● WHAT NEEDS TO BE DONE
Everything from the first line of the data below through the line that contains "plt.rcParams['font.size'] = 21" should be written out exactly, please, and nothing more; the pictures stay out.

________________________________________

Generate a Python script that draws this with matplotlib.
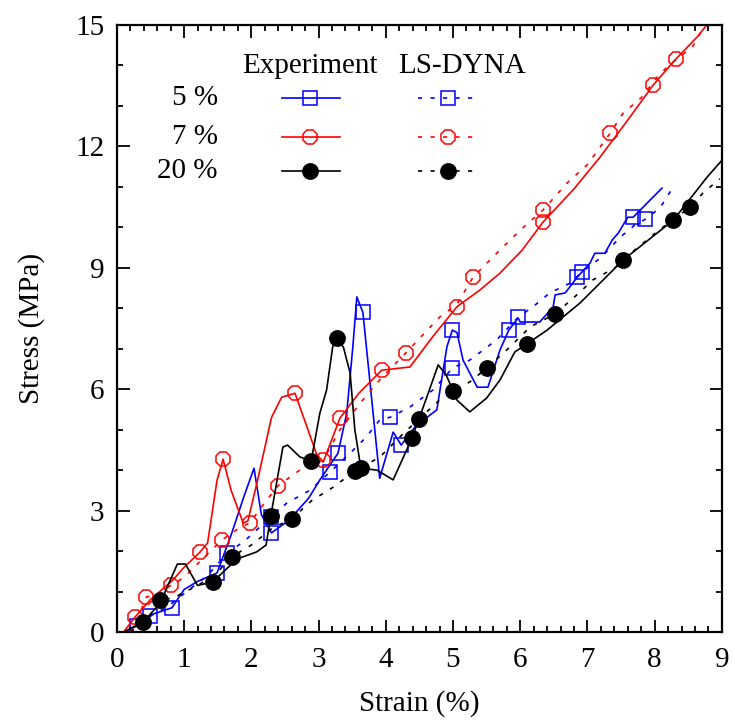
import matplotlib.pyplot as plt
from matplotlib.ticker import MultipleLocator

plt.rcParams['font.family'] = ['Liberation Serif', 'DejaVu Serif']
plt.rcParams['font.size'] = 21

# Experiment, 5 % (blue solid, squares)
exp5_x = [0.10, 0.30, 0.55, 0.82, 1.00, 1.20, 1.49, 1.70, 1.88, 2.04, 2.15, 2.30, 2.55, 2.85,
          3.02, 3.29, 3.42, 3.51, 3.57, 3.66, 3.76, 3.91, 4.11, 4.23, 4.45, 4.76, 4.91, 4.99,
          5.06, 5.15, 5.36, 5.52, 5.70, 5.83, 5.97, 6.00, 6.29, 6.49, 6.52, 6.67, 6.85, 7.04,
          7.11, 7.26, 7.37, 7.46, 7.60, 7.68, 7.83, 7.93, 8.11]
exp5_y = [0.00, 0.15, 0.45, 0.60, 1.05, 1.25, 1.46, 2.40, 3.30, 4.05, 2.90, 2.45, 2.75, 3.30,
          3.76, 4.42, 5.41, 7.04, 8.28, 7.90, 6.26, 3.80, 4.94, 4.62, 5.10, 5.49, 7.05, 7.46,
          7.40, 6.72, 6.05, 6.05, 6.97, 7.46, 7.76, 7.66, 7.66, 8.03, 8.33, 8.38, 8.77, 9.12,
          9.36, 9.36, 9.69, 9.86, 10.25, 10.25, 10.50, 10.67, 10.97]
exp5_mx = [0.30, 0.82, 1.49, 2.30, 3.29, 3.66, 4.23, 4.99, 5.83, 6.85, 7.68]

# LS-DYNA, 5 % (blue dotted, squares)
ls5_x = [0.20, 0.49, 0.75, 1.00, 1.35, 1.64, 1.90, 2.13, 2.30, 2.53, 2.87, 3.17, 3.47, 3.70,
         3.91, 4.07, 4.36, 4.70, 4.85, 4.99, 5.25, 5.65, 5.97, 6.20, 6.44, 6.74, 6.92, 7.20,
         7.49, 7.70, 7.86, 8.08, 8.20, 8.27]
ls5_y = [0.00, 0.40, 0.62, 0.95, 1.40, 1.95, 2.25, 2.60, 2.85, 3.19, 3.50, 3.95, 4.42, 4.80,
         5.24, 5.31, 5.56, 5.98, 6.25, 6.52, 6.72, 7.22, 7.78, 8.05, 8.38, 8.62, 8.90, 9.25,
         9.76, 10.05, 10.20, 10.48, 10.80, 10.97]
ls5_mx = [0.49, 1.64, 2.30, 3.17, 4.07, 4.99, 5.97, 6.92, 7.86]

# Experiment, 7 % (red solid, circles)
exp7_x = [0.10, 0.27, 0.50, 0.83, 1.00, 1.24, 1.35, 1.49, 1.58, 1.70, 1.88, 1.95, 2.10, 2.30,
          2.45, 2.65, 2.80, 2.97, 3.07, 3.32, 3.60, 3.94, 4.36, 4.70, 5.06, 5.40, 5.70, 6.03,
          6.34, 6.80, 7.19, 7.60, 7.98, 8.30, 8.63, 8.80]
exp7_y = [0.00, 0.37, 0.80, 1.28, 1.60, 1.98, 2.20, 3.75, 4.27, 3.50, 2.69, 2.75, 3.80, 5.30,
          5.80, 5.90, 5.20, 4.40, 4.20, 5.29, 5.90, 6.47, 6.55, 7.30, 8.04, 8.45, 8.87, 9.44,
          10.13, 10.95, 11.74, 12.65, 13.52, 14.13, 14.70, 15.05]
exp7_mx = [0.27, 1.24, 1.58, 2.65, 3.32, 3.94, 5.06, 6.34, 7.98]

# LS-DYNA, 7 % (red dotted, circles)
ls7_x = [0.20, 0.30, 0.44, 0.60, 0.80, 1.00, 1.30, 1.56, 1.80, 1.98, 2.20, 2.40, 2.72, 3.07,
         3.32, 3.62, 3.91, 4.30, 4.80, 5.06, 5.30, 5.65, 6.00, 6.34, 6.70, 7.00, 7.34, 7.53,
         7.80, 8.08, 8.32, 8.56, 8.75]
ls7_y = [0.00, 0.30, 0.87, 0.90, 1.15, 1.35, 1.85, 2.27, 2.55, 2.70, 3.20, 3.62, 4.00, 4.25,
         5.00, 5.66, 6.23, 6.90, 7.78, 8.10, 8.77, 9.36, 9.93, 10.43, 11.10, 11.55, 12.33,
         12.82, 13.20, 13.80, 14.15, 14.45, 15.00]
ls7_mx = [0.44, 0.80, 1.56, 1.98, 2.40, 3.07, 4.30, 5.30, 6.34, 7.34, 8.32]

# Experiment, 20 % (black solid, filled circles)
exp20_x = [0.10, 0.39, 0.64, 0.90, 1.02, 1.20, 1.43, 1.78, 2.08, 2.22, 2.29, 2.47, 2.54, 2.72,
           2.89, 3.02, 3.12, 3.21, 3.27, 3.37, 3.47, 3.54, 3.63, 3.87, 4.11, 4.39, 4.61, 4.78,
           4.90, 5.06, 5.25, 5.50, 5.70, 5.92, 6.10, 6.40, 6.89, 7.53, 8.28, 8.78, 9.05]
exp20_y = [0.00, 0.25, 0.70, 1.68, 1.68, 1.15, 1.24, 1.80, 1.98, 2.15, 2.87, 4.57, 4.62, 4.33,
           4.22, 5.41, 5.98, 7.04, 7.26, 7.04, 6.40, 5.00, 4.05, 4.00, 3.76, 4.79, 5.80, 6.60,
           6.35, 5.73, 5.44, 5.78, 6.23, 6.92, 7.12, 7.46, 8.13, 9.19, 10.18, 11.24, 11.75]
exp20_mx = [0.39, 1.43, 2.29, 2.89, 3.27, 3.63, 4.39, 6.10, 7.53, 8.28]

# LS-DYNA, 20 % (black dotted, filled circles)
ls20_x = [0.20, 0.45, 0.64, 0.85, 1.20, 1.45, 1.71, 2.00, 2.30, 2.60, 2.90, 3.22, 3.54, 3.91,
          4.21, 4.49, 4.80, 5.00, 5.25, 5.50, 5.80, 6.15, 6.52, 6.89, 7.08, 7.41, 7.71, 8.08,
          8.53, 8.72, 8.97]
ls20_y = [0.00, 0.30, 0.79, 0.85, 1.15, 1.40, 1.86, 2.15, 2.55, 2.80, 3.25, 3.58, 3.98, 4.32,
          4.82, 5.26, 5.73, 5.96, 6.18, 6.52, 6.97, 7.54, 7.86, 8.40, 8.70, 9.00, 9.45, 9.95,
          10.50, 10.85, 11.20]
ls20_mx = [0.64, 1.71, 2.60, 3.54, 4.49, 5.00, 5.50, 6.52, 8.53]

dotted = (0, (2.5, 5))
style = {
    'blue': dict(marker='s', ms=10.5, mfc='none'),
    'red': dict(marker='8', ms=10.5, mfc='none'),
    'black': dict(marker='o', ms=11, mfc='black'),
}

fig = plt.figure(figsize=(7.35, 7.21), dpi=100)
ax = fig.add_axes([0.159, 0.1234, 0.8231, 0.8419])

curves = [
    (exp5_x, exp5_y, exp5_mx, 'blue', '-'),
    (ls5_x, ls5_y, ls5_mx, 'blue', dotted),
    (exp7_x, exp7_y, exp7_mx, 'red', '-'),
    (ls7_x, ls7_y, ls7_mx, 'red', dotted),
    (exp20_x, exp20_y, exp20_mx, 'black', '-'),
    (ls20_x, ls20_y, ls20_mx, 'black', dotted),
]
for x, y, mx, c, ls in curves:
    ax.plot(x, y, color=c, ls=ls, lw=1.2, mec=c, mew=1.1,
            markevery=[x.index(v) for v in mx], **style[c])

ax.set_xlim(0, 9)
ax.set_ylim(0, 15)
ax.xaxis.set_major_locator(MultipleLocator(1))
ax.xaxis.set_minor_locator(MultipleLocator(0.2))
ax.yaxis.set_major_locator(MultipleLocator(3))
ax.yaxis.set_minor_locator(MultipleLocator(1))
ax.tick_params(which='both', direction='in', top=True, right=True, width=1.3)
ax.tick_params(which='major', length=9)
ax.tick_params(which='minor', length=4.5)
ax.tick_params(axis='x', which='major', pad=11)
ax.tick_params(axis='y', which='major', pad=9)
for s in ax.spines.values():
    s.set_linewidth(1.6)

ax.set_xlabel('Strain (%)', labelpad=12)
ax.set_ylabel('Stress (MPa)', labelpad=22)

# legend drawn by hand: column headers, row labels, line samples
ax.text(0.319, 0.921, 'Experiment', ha='center', va='baseline', transform=ax.transAxes)
ax.text(0.570, 0.921, 'LS-DYNA', ha='center', va='baseline', transform=ax.transAxes)
rows = [('5 %', 'blue', 0.880), ('7 %', 'red', 0.8155), ('20 %', 'black', 0.7595)]
for lab, c, yy in rows:
    ax.text(0.167, yy, lab, ha='right', va='center', transform=ax.transAxes)
    ax.plot([0.273, 0.320, 0.369], [yy] * 3, color=c, ls='-', lw=1.2, mec=c, mew=1.1,
            markevery=[1], transform=ax.transAxes, clip_on=False, **style[c])
    ax.plot([0.4975, 0.547, 0.595], [yy] * 3, color=c, ls=dotted, lw=1.2, mec=c, mew=1.1,
            markevery=[1], transform=ax.transAxes, clip_on=False, **style[c])

plt.savefig('out.png', dpi=100)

________________________________________

● THE RESULT
Generate a Python script that draws this with matplotlib.
import matplotlib.pyplot as plt
from matplotlib.ticker import MultipleLocator

plt.rcParams['font.family'] = ['Liberation Serif', 'DejaVu Serif']
plt.rcParams['font.size'] = 21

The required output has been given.